AIM OF THE EXERCISE.
Emit the data below verbatim, stripping out any pictures.
— Start of STORED DATA —
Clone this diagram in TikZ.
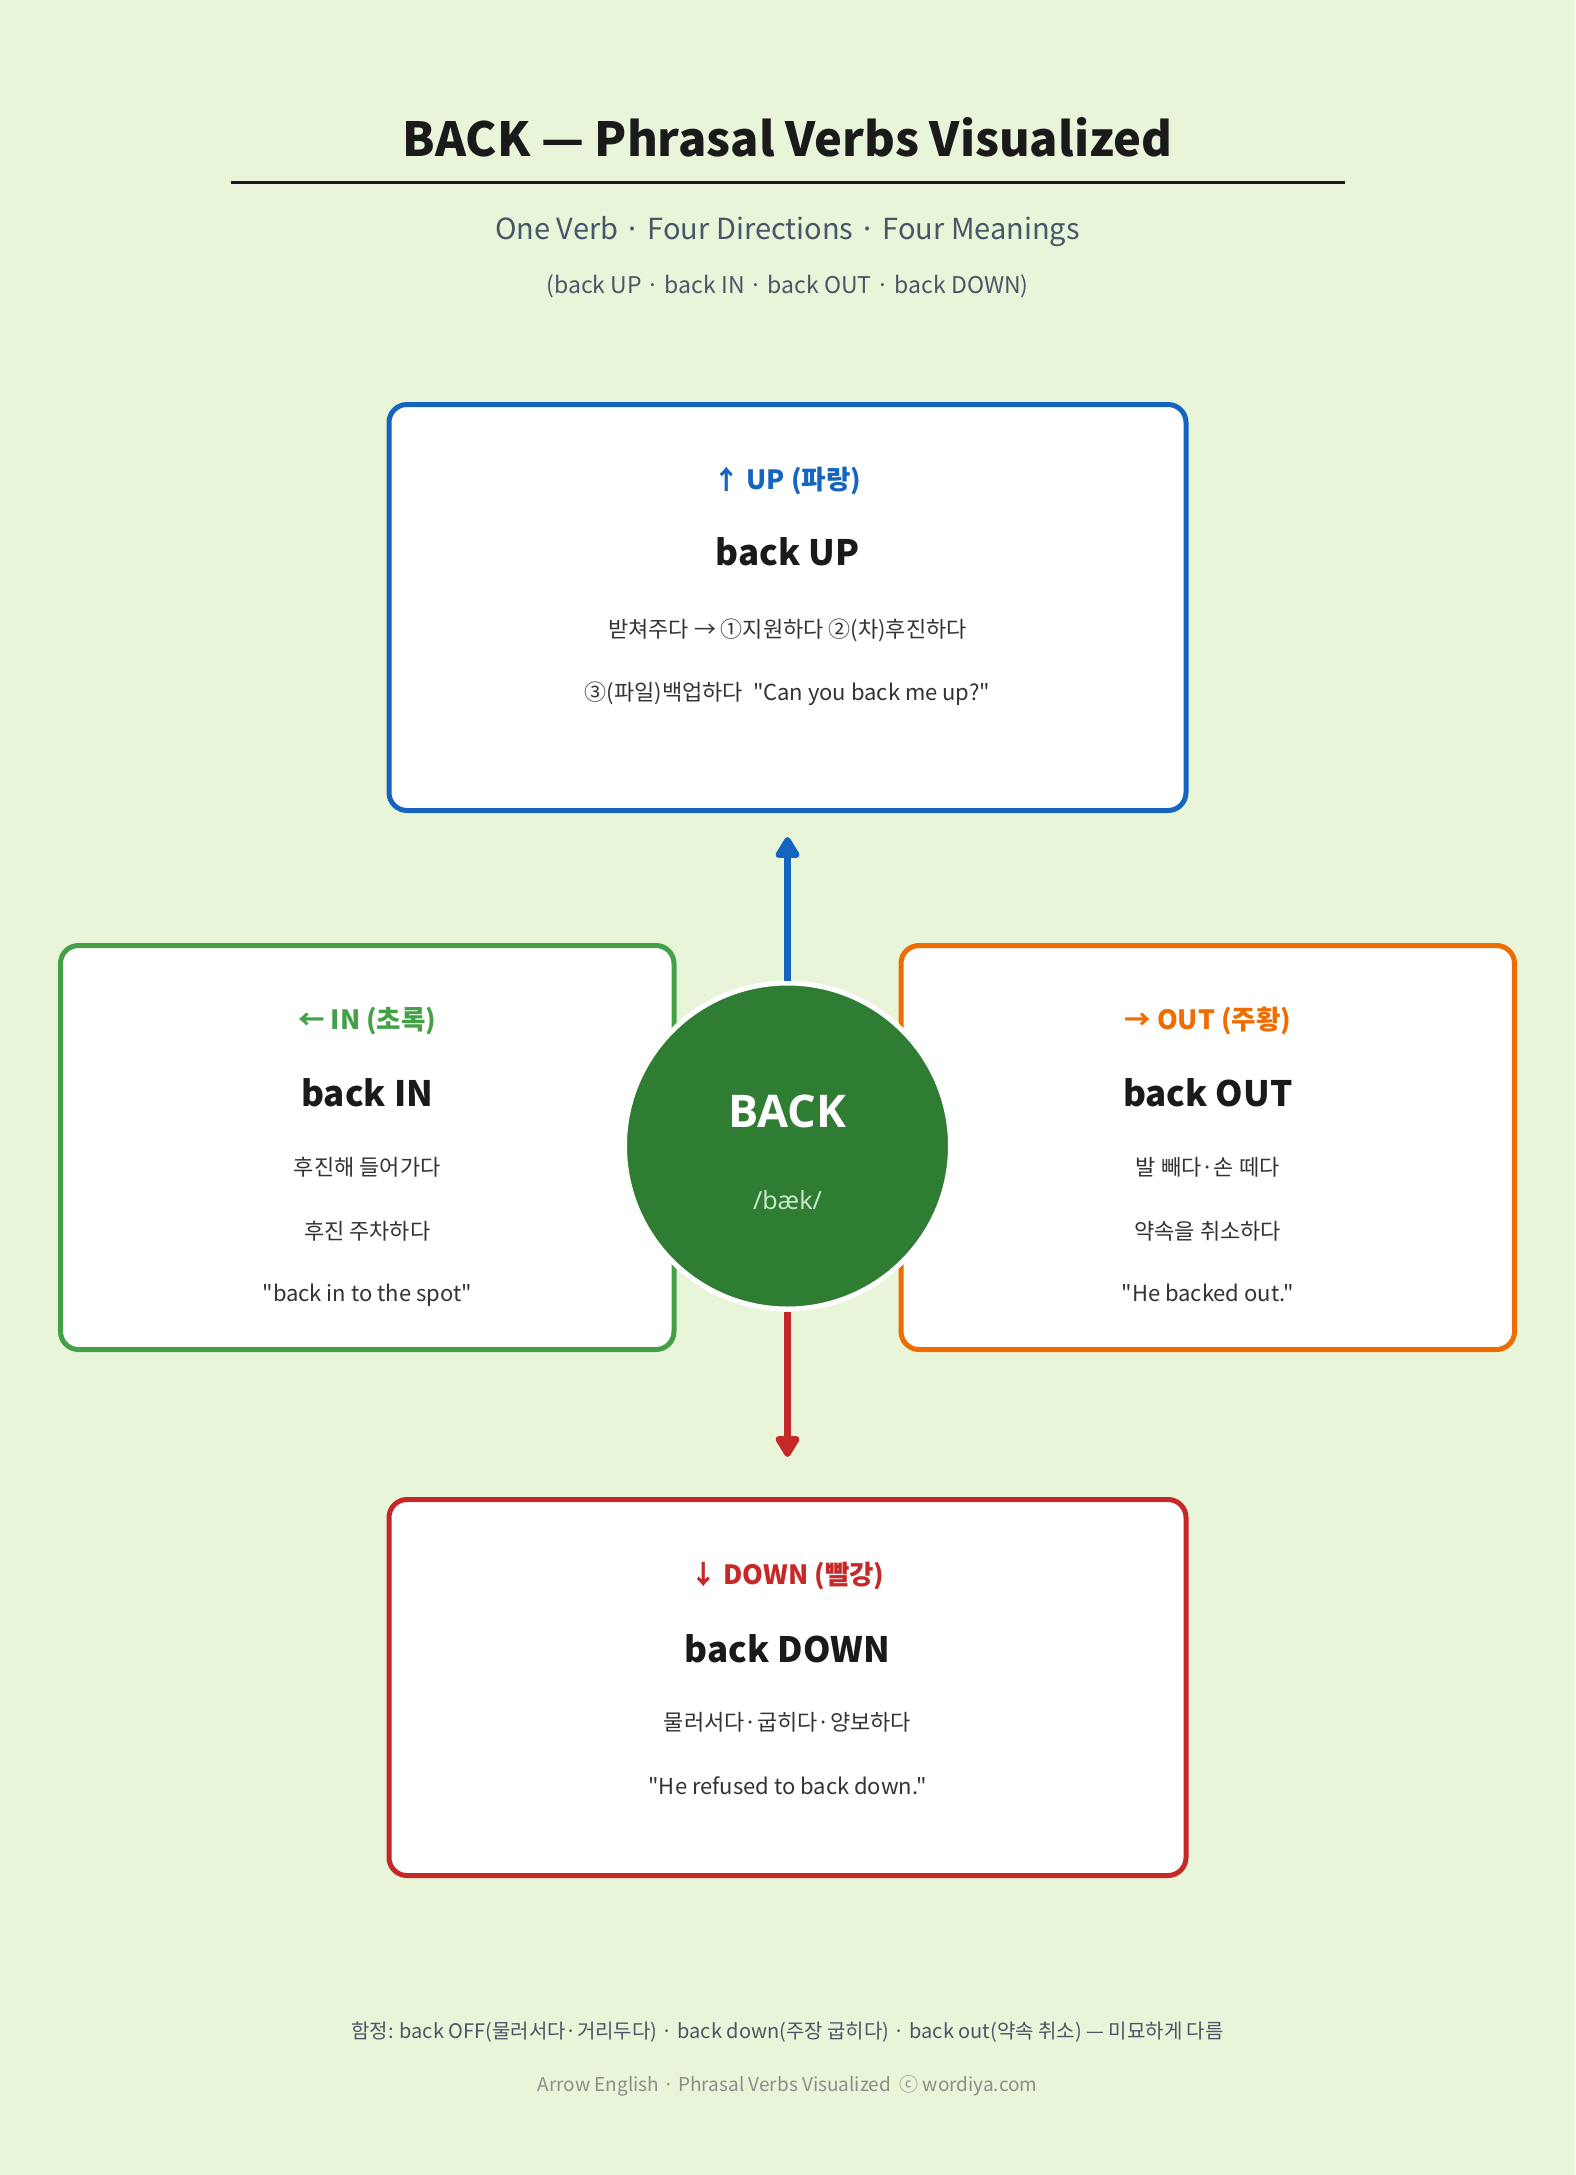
\documentclass[tikz,border=0pt]{standalone}
\usepackage{fontspec}
\setmainfont{Noto Sans CJK KR}[Ligatures=TeXOff]
\newfontfamily\notosans{Noto Sans}
\IfFontExistsTF{Open Sans Bold}
  {\newfontfamily\coreb{Open Sans Bold}}
  {\newfontfamily\coreb{Noto Sans CJK KR Bold}}
\usetikzlibrary{arrows.meta}
\definecolor{bg}{HTML}{E8F5D9}
\definecolor{ink}{HTML}{1A1A1A}
\definecolor{subc}{HTML}{4A5568}
\definecolor{body}{HTML}{333333}
\definecolor{foot}{HTML}{8A9088}
\definecolor{cblue}{HTML}{1565C0}
\definecolor{cgreen}{HTML}{43A047}
\definecolor{corange}{HTML}{EF6C00}
\definecolor{cred}{HTML}{C62828}
\definecolor{cdark}{HTML}{2E7D32}
\definecolor{pale}{HTML}{C8E6C9}
\newcommand\fsz[1]{\fontsize{#1}{#1}\selectfont}
\begin{document}
\begin{tikzpicture}[x=1pt,y=-1pt,
  txt/.style={anchor=base, inner sep=0pt, outer sep=0pt},
  card/.style={draw=#1, fill=white, line width=5pt, rounded corners=18pt, inner sep=0pt},
  lbl/.style={txt, font=\fsz{26.5}\bfseries, text=#1},
  ttl/.style={txt, font=\fsz{35}\bfseries, text=ink},
  bdy/.style={txt, font=\fsz{22}, text=body},
  conn/.style={line width=7pt, draw=#1, -{Triangle[length=24pt,width=27pt,round]}, fill=#1}
]
\fill[bg] (0,0) rectangle (1575,2175);
\useasboundingbox (0,0) rectangle (1575,2175);

% header
\node[txt, font=\fsz{47}\bfseries, text=ink] (title) at (787.5,157) {BACK — Phrasal Verbs Visualized};
\coordinate (ruleL) at (231,183);
\coordinate (ruleR) at (1345,183);
\draw[ink, line width=3pt] (ruleL) -- (ruleR);
\node[txt, font=\fsz{29}, text=subc] (sub1) at (787.5,240) {One Verb · Four Directions · Four Meanings};
\node[txt, font=\fsz{23}, text=subc] (sub2) at (787.5,293) {(back UP · back IN · back OUT · back DOWN)};

% cards
\node[card=cblue, minimum width=797pt, minimum height=406pt] (up) at (787.5,607.5) {};
\node[card=cgreen, minimum width=613.5pt, minimum height=404pt] (in) at (367.25,1147.5) {};
\node[card=corange, minimum width=613.5pt, minimum height=404pt] (out) at (1207.75,1147.5) {};
\node[card=cred, minimum width=797pt, minimum height=376pt] (down) at (787.5,1687.5) {};

% UP texts
\node[lbl=cblue] (uplbl) at (787.5,489) {↑ UP (파랑)};
\node[ttl] (upttl) at (787.5,565) {back UP};
\node[bdy] (up1) at (787.5,637) {받쳐주다 → ①지원하다 ②(차)후진하다};
\node[bdy] (up2) at (787.5,700) {③(파일)백업하다\ \ "Can you back me up?"};

% IN texts
\node[lbl=cgreen] (inlbl) at (367.25,1029) {← IN (초록)};
\node[ttl] (inttl) at (367.25,1106) {back IN};
\node[bdy] (in1) at (367.25,1175) {후진해 들어가다};
\node[bdy] (in2) at (367.25,1239) {후진 주차하다};
\node[bdy] (in3) at (367.25,1301) {"back in to the spot"};

% OUT texts
\node[lbl=corange] (outlbl) at (1207.75,1029) {→ OUT (주황)};
\node[ttl] (outttl) at (1207.75,1106) {back OUT};
\node[bdy] (out1) at (1207.75,1175) {발 빼다·손 떼다};
\node[bdy] (out2) at (1207.75,1239) {약속을 취소하다};
\node[bdy] (out3) at (1207.75,1301) {"He backed out."};

% DOWN texts
\node[lbl=cred] (dnlbl) at (787.5,1584) {↓ DOWN (빨강)};
\node[ttl] (dnttl) at (787.5,1662) {back DOWN};
\node[bdy] (dn1) at (787.5,1730) {물러서다·굽히다·양보하다};
\node[bdy] (dn2) at (787.5,1794) {"He refused to back down."};

% center
\node[circle, fill=cdark, draw=white, line width=5pt, minimum size=326pt, inner sep=0pt] (core) at (787.5,1146) {};
\node[txt, font=\coreb\fsz{45}, text=white] (coreword) at (787.5,1127) {BACK};
\node[txt, font=\notosans\fsz{25}, text=pale] (coreipa) at (787.5,1209) {/bæk/};

% connectors
\draw[conn=cblue, shorten >=24pt] (core) -- (up);
\draw[conn=cred, shorten >=40pt] (core) -- (down);

% footer
\node[txt, font=\fsz{20}, text=subc] (foot1) at (787.5,2038) {함정: back OFF(물러서다·거리두다) · back down(주장 굽히다) · back out(약속 취소) — 미묘하게 다름};
\node[txt, font=\fsz{19}, text=foot] (foot2) at (787.5,2091) {Arrow English · Phrasal Verbs Visualized\ \ ⓒ wordiya.com};
\end{tikzpicture}
\end{document}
— End of STORED DATA —
RESULT OF THIS EXERCISE.
Clone this diagram in TikZ.
\documentclass[tikz,border=0pt]{standalone}
\usepackage{fontspec}
\setmainfont{Noto Sans CJK KR}[Ligatures=TeXOff]
\newfontfamily\notosans{Noto Sans}
\IfFontExistsTF{Open Sans Bold}
  {\newfontfamily\coreb{Open Sans Bold}}
  {\newfontfamily\coreb{Noto Sans CJK KR Bold}}
\usetikzlibrary{arrows.meta}
\definecolor{bg}{HTML}{E8F5D9}
\definecolor{ink}{HTML}{1A1A1A}
\definecolor{subc}{HTML}{4A5568}
\definecolor{body}{HTML}{333333}
\definecolor{foot}{HTML}{8A9088}
\definecolor{cblue}{HTML}{1565C0}
\definecolor{cgreen}{HTML}{43A047}
\definecolor{corange}{HTML}{EF6C00}
\definecolor{cred}{HTML}{C62828}
\definecolor{cdark}{HTML}{2E7D32}
\definecolor{pale}{HTML}{C8E6C9}
\newcommand\fsz[1]{\fontsize{#1}{#1}\selectfont}
\begin{document}
\begin{tikzpicture}[x=1pt,y=-1pt,
  txt/.style={anchor=base, inner sep=0pt, outer sep=0pt},
  card/.style={draw=#1, fill=white, line width=5pt, rounded corners=18pt, inner sep=0pt},
  lbl/.style={txt, font=\fsz{26.5}\bfseries, text=#1},
  ttl/.style={txt, font=\fsz{35}\bfseries, text=ink},
  bdy/.style={txt, font=\fsz{22}, text=body},
  conn/.style={line width=7pt, draw=#1, -{Triangle[length=24pt,width=27pt,round]}, fill=#1}
]
\fill[bg] (0,0) rectangle (1575,2175);
\useasboundingbox (0,0) rectangle (1575,2175);

% header
\node[txt, font=\fsz{47}\bfseries, text=ink] (title) at (787.5,157) {BACK — Phrasal Verbs Visualized};
\coordinate (ruleL) at (231,183);
\coordinate (ruleR) at (1345,183);
\draw[ink, line width=3pt] (ruleL) -- (ruleR);
\node[txt, font=\fsz{29}, text=subc] (sub1) at (787.5,240) {One Verb · Four Directions · Four Meanings};
\node[txt, font=\fsz{23}, text=subc] (sub2) at (787.5,293) {(back UP · back IN · back OUT · back DOWN)};

% cards
\node[card=cblue, minimum width=797pt, minimum height=406pt] (up) at (787.5,607.5) {};
\node[card=cgreen, minimum width=613.5pt, minimum height=404pt] (in) at (367.25,1147.5) {};
\node[card=corange, minimum width=613.5pt, minimum height=404pt] (out) at (1207.75,1147.5) {};
\node[card=cred, minimum width=797pt, minimum height=376pt] (down) at (787.5,1687.5) {};

% UP texts
\node[lbl=cblue] (uplbl) at (787.5,489) {↑ UP (파랑)};
\node[ttl] (upttl) at (787.5,565) {back UP};
\node[bdy] (up1) at (787.5,637) {받쳐주다 → ①지원하다 ②(차)후진하다};
\node[bdy] (up2) at (787.5,700) {③(파일)백업하다\ \ "Can you back me up?"};

% IN texts
\node[lbl=cgreen] (inlbl) at (367.25,1029) {← IN (초록)};
\node[ttl] (inttl) at (367.25,1106) {back IN};
\node[bdy] (in1) at (367.25,1175) {후진해 들어가다};
\node[bdy] (in2) at (367.25,1239) {후진 주차하다};
\node[bdy] (in3) at (367.25,1301) {"back in to the spot"};

% OUT texts
\node[lbl=corange] (outlbl) at (1207.75,1029) {→ OUT (주황)};
\node[ttl] (outttl) at (1207.75,1106) {back OUT};
\node[bdy] (out1) at (1207.75,1175) {발 빼다·손 떼다};
\node[bdy] (out2) at (1207.75,1239) {약속을 취소하다};
\node[bdy] (out3) at (1207.75,1301) {"He backed out."};

% DOWN texts
\node[lbl=cred] (dnlbl) at (787.5,1584) {↓ DOWN (빨강)};
\node[ttl] (dnttl) at (787.5,1662) {back DOWN};
\node[bdy] (dn1) at (787.5,1730) {물러서다·굽히다·양보하다};
\node[bdy] (dn2) at (787.5,1794) {"He refused to back down."};

% center
\node[circle, fill=cdark, draw=white, line width=5pt, minimum size=326pt, inner sep=0pt] (core) at (787.5,1146) {};
\node[txt, font=\coreb\fsz{45}, text=white] (coreword) at (787.5,1127) {BACK};
\node[txt, font=\notosans\fsz{25}, text=pale] (coreipa) at (787.5,1209) {/bæk/};

% connectors
\draw[conn=cblue, shorten >=24pt] (core) -- (up);
\draw[conn=cred, shorten >=40pt] (core) -- (down);

% footer
\node[txt, font=\fsz{20}, text=subc] (foot1) at (787.5,2038) {함정: back OFF(물러서다·거리두다) · back down(주장 굽히다) · back out(약속 취소) — 미묘하게 다름};
\node[txt, font=\fsz{19}, text=foot] (foot2) at (787.5,2091) {Arrow English · Phrasal Verbs Visualized\ \ ⓒ wordiya.com};
\end{tikzpicture}
\end{document}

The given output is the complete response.